Building on the success of text-to-image diffusion models (DPMs), image editing is an important application to enable human interaction with AI-generated content. Among various editing methods, editing within the prompt space gains more attention due to its capacity and simplicity of controlling semantics. However, since diffusion models are commonly pretrained on descriptive text captions, direct editing of words in text prompts usually leads to completely different generated images, violating the requirements for image editing. On the other hand, existing editing methods usually consider introducing spatial masks to preserve the identity of unedited regions, which are usually ignored by DPMs and therefore lead to inharmonic editing results.
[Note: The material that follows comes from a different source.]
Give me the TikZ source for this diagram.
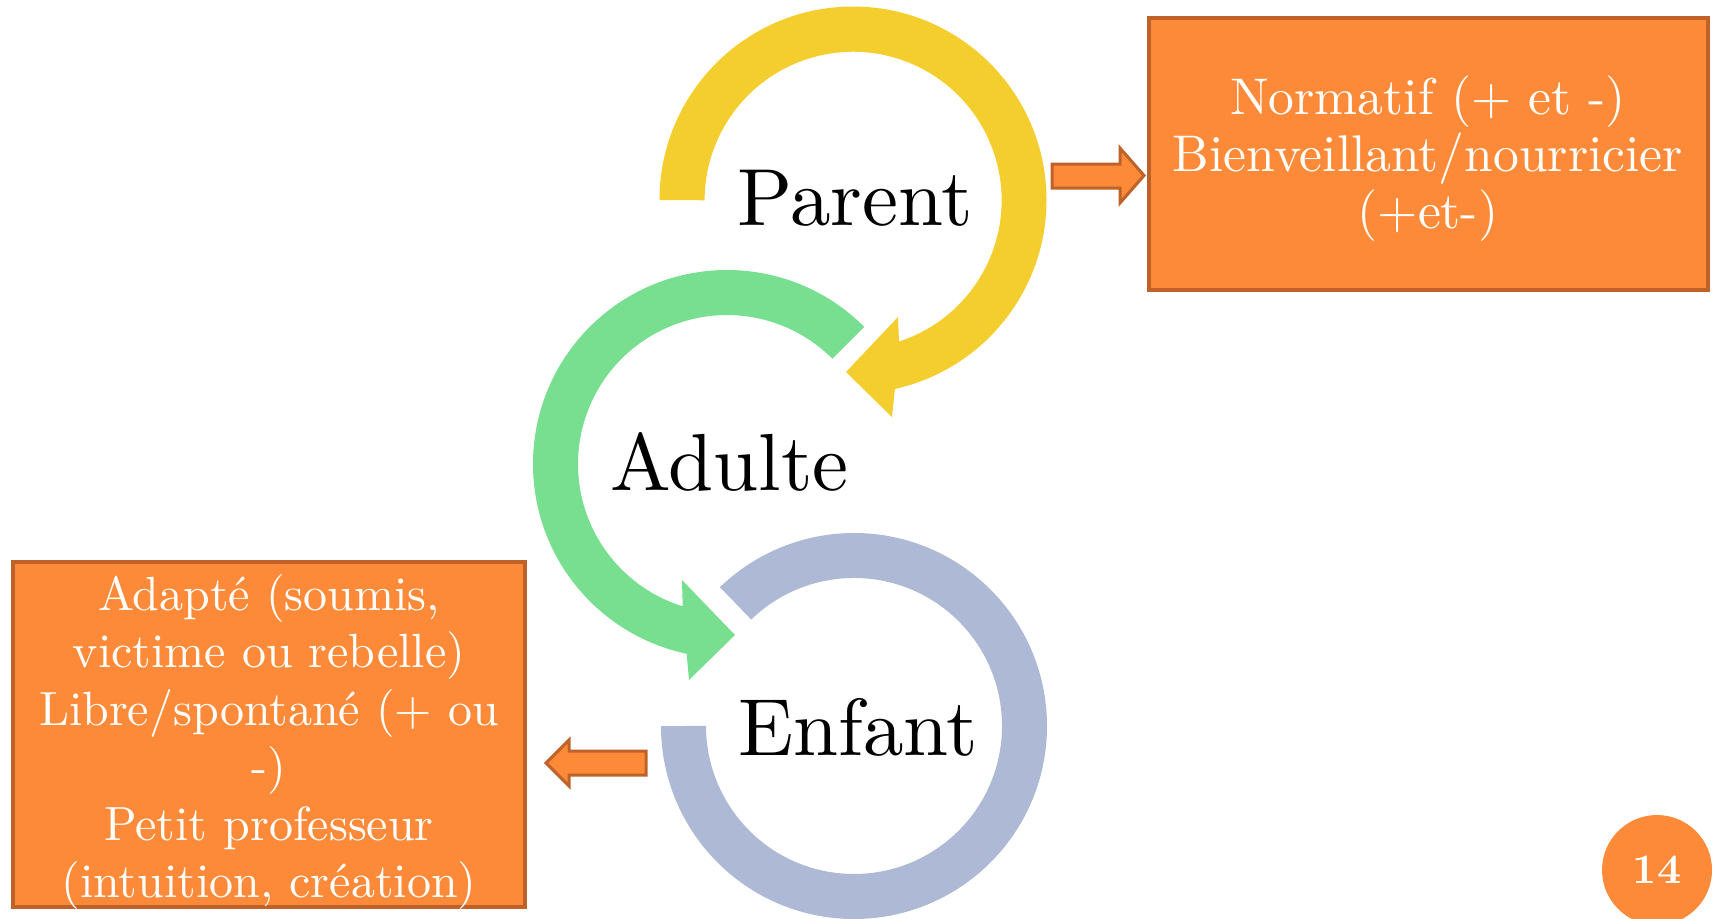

Targeting these two challenges, in this work, we propose to disentangle the comprehensive image-prompt interaction into several item-prompt interactions, with each item linked to a special learned prompt. The resulting framework, named D-Edit, is based on pretrained diffusion models with cross-attention layers disentangled and adopts a two-step optimization to build item-prompt associations. Versatile image editing can then be applied to specific items by manipulating the corresponding prompts. We demonstrate state-of-the-art results in four types of editing operations including image-based, text-based, mask-based editing, and item removal, covering most types of editing applications, all within a single unified framework. Notably, D-Edit is the first framework that can (1) achieve item editing through mask editing and (2) combine image and text-based editing. We demonstrate the quality and versatility of the editing results for a diverse collection of images through both qualitative and quantitative evaluations.

5/29/2024